Keep in mind that while Redis handles the I/O using a single thread, certain intensive tasks such as snapshotting (RDB) or key eviction can utilize background threads, but this is managed carefully to not block the main event loop. In any multi-threaded client application, it's essential to ensure that concurrent access to Redis connections is appropriately managed, often through connection pooling or similar mechanisms.

In Redis, a key is a unique identifier used to retrieve associated values, like how you look up a word in a dictionary. Keys in Redis are typically strings, and each key maps to a value which can be various data types like strings, hashes, lists, sets, or sorted sets. Keys allow you to organize and access your data efficiently within the in-memory store.

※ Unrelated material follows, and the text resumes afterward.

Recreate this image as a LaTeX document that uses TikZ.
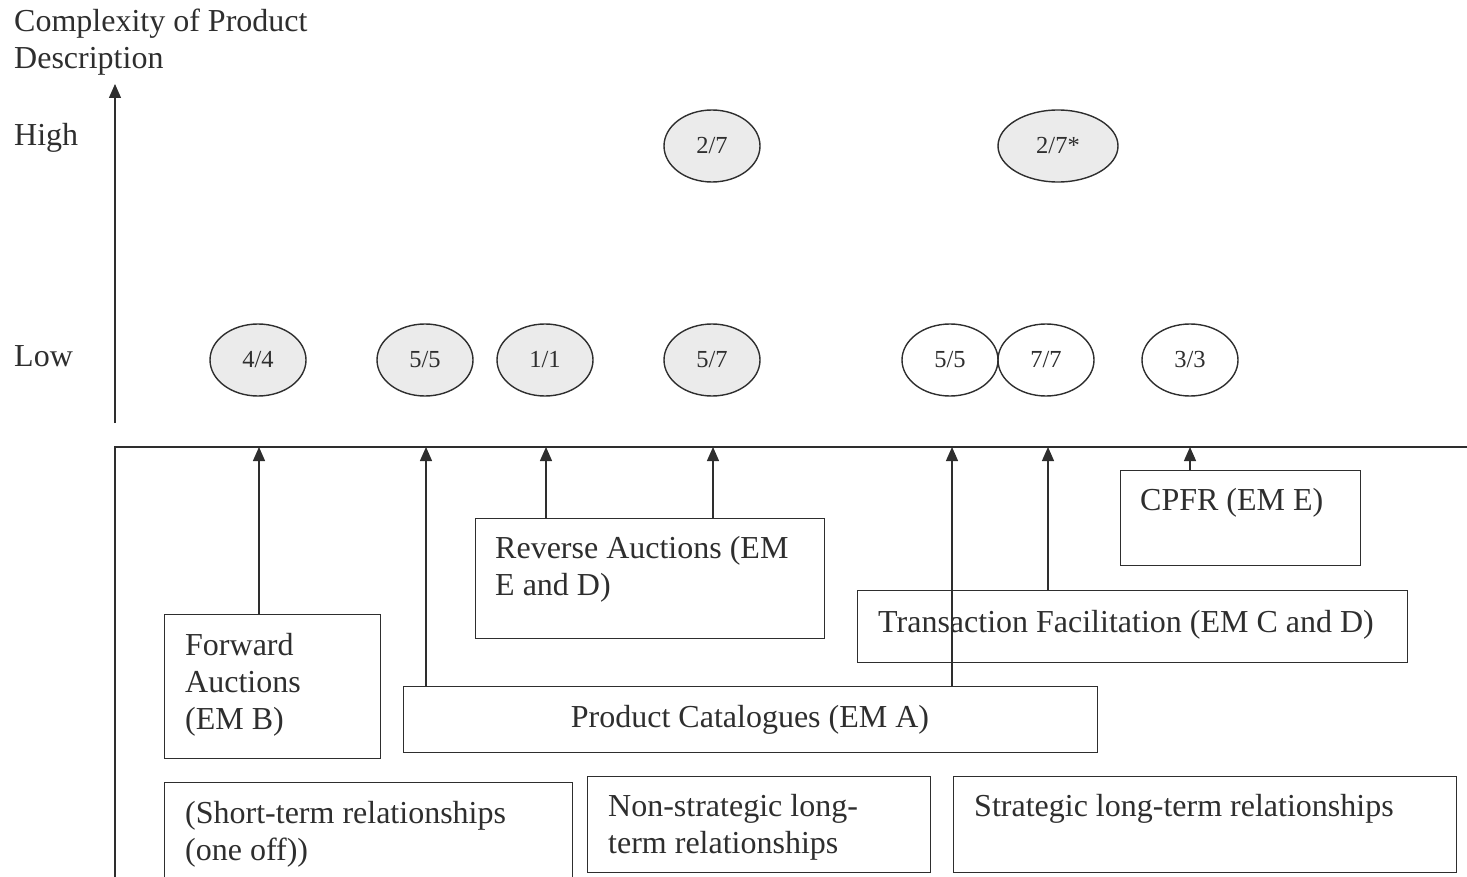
\documentclass[tikz,border=0pt]{standalone}
\usepackage{fontspec}
\setmainfont{Liberation Serif}
\usetikzlibrary{arrows.meta,shapes.geometric}
\definecolor{ink}{HTML}{2E2E2E}
\definecolor{shade}{HTML}{EBEBEB}
\begin{document}
\begin{tikzpicture}[x=1pt,y=-1pt,
  every node/.style={text=ink, font=\fontsize{32}{37}\selectfont},
  box/.style={draw=ink, line width=1.4pt, rectangle, inner sep=0pt, anchor=north west},
  bubble/.style={draw=ink, line width=1.4pt, ellipse, minimum width=96pt, minimum height=72pt,
    inner sep=0pt, font=\fontsize{24.5}{27}\selectfont},
  filled/.style={fill=shade},
  link/.style={draw=ink, line width=1.3pt, -{Triangle[width=12pt,length=14pt]}},
  txt/.style={anchor=base west, inner sep=0pt}]
\useasboundingbox (0,0) rectangle (1467,877);

% vertical axis and its labels
\node[txt] (ytitleA) at (14,32) {Complexity of Product};
\node[txt] (ytitleB) at (14,69) {Description};
\node[txt] (high) at (14,146) {High};
\node[txt] (low) at (14,366) {Low};
\coordinate (axisfoot) at (115,423);
\coordinate (axistop) at (115,84);
\draw[link] (axisfoot) -- (axistop);

% counts per mechanism
\node[bubble, filled] (h1) at (712,146) {2/7};
\node[bubble, filled, minimum width=120pt] (h2) at (1058,146) {2/7*};
\node[bubble, filled] (l1) at (258,360) {4/4};
\node[bubble, filled] (l2) at (425,360) {5/5};
\node[bubble, filled] (l3) at (545,360) {1/1};
\node[bubble, filled] (l4) at (712,360) {5/7};
\node[bubble] (l5) at (950,360) {5/5};
\node[bubble] (l6) at (1046,360) {7/7};
\node[bubble] (l7) at (1190,360) {3/3};

% frame
\coordinate (fbl) at (115,877);
\coordinate (ftl) at (115,447);
\coordinate (ftr) at (1467,447);
\draw[ink, line width=1.4pt] (fbl) -- (ftl) -- (ftr);

% mechanism boxes
\node[box, minimum width=216pt, minimum height=144pt] (fwd) at (164,614) {};
\node[txt] (fwdA) at (185,655) {Forward};
\node[txt] (fwdB) at (185,692) {Auctions};
\node[txt] (fwdC) at (185,729) {(EM B)};

\node[box, minimum width=349pt, minimum height=120pt] (rev) at (475,518) {};
\node[txt] (revA) at (495,558) {Reverse Auctions (EM};
\node[txt] (revB) at (495,595) {E and D)};

\node[box, minimum width=550pt, minimum height=72pt] (trans) at (857,590) {};
\node[txt] (transA) at (878,632) {Transaction Facilitation (EM C and D)};

\node[box, minimum width=240pt, minimum height=95pt] (cpfr) at (1120,470) {};
\node[txt] (cpfrA) at (1140,510) {CPFR (EM E)};

\node[box, minimum width=694pt, minimum height=66pt] (cat) at (403,686) {};
\node[anchor=base, inner sep=0pt] (catA) at (750,727) {Product Catalogues (EM A)};

% relationship types
\node[box, minimum width=408pt, minimum height=110pt] (short) at (164,782) {};
\node[txt] (shortA) at (185,823) {(Short-term relationships};
\node[txt] (shortB) at (185,860) {(one off))};

\node[box, minimum width=343pt, minimum height=96pt] (nonstr) at (587,776) {};
\node[txt] (nonstrA) at (608,816) {Non-strategic long-};
\node[txt] (nonstrB) at (608,853) {term relationships};

\node[box, minimum width=503pt, minimum height=96pt] (strat) at (953,776) {};
\node[txt] (stratA) at (974,816) {Strategic long-term relationships};

% links from mechanisms up to the frame
\coordinate (t1) at (259,447);
\coordinate (t2) at (426,447);
\coordinate (t3) at (546,447);
\coordinate (t4) at (713,447);
\coordinate (t5) at (952,447);
\coordinate (t6) at (1048,447);
\coordinate (t7) at (1190,447);
\draw[link] (fwd.north -| t1) -- (t1);
\draw[link] (cat.north -| t2) -- (t2);
\draw[link] (rev.north -| t3) -- (t3);
\draw[link] (rev.north -| t4) -- (t4);
\draw[link] (cat.north -| t5) -- (t5);
\draw[link] (trans.north -| t6) -- (t6);
\draw[link] (cpfr.north -| t7) -- (t7);
\end{tikzpicture}
\end{document}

A dataset, on the other hand, refers to the entire collection of keys and their corresponding values that you have stored in Redis. It's essentially the whole database or a subset of your stored data. So, while a key is just a single element within your dataset, the dataset represents the aggregate of all these elements stored in your Redis instance.

The Redis slow log is a feature designed to help you identify and troubleshoot commands that are taking longer to execute than expected. When a command exceeds a certain duration threshold, its details get logged, allowing you to analyze performance bottlenecks. You can configure the execution time threshold and the maximum length of the slow log to suit your needs.

To utilize it, you can use the SLOWLOG command with options like GET to retrieve the slow log entries, LEN to check the number of entries, and RESET to clear the log. By examining the log entries, you can pinpoint specific operations causing delays, which can be incredibly useful for optimizing your Redis instance’s performance.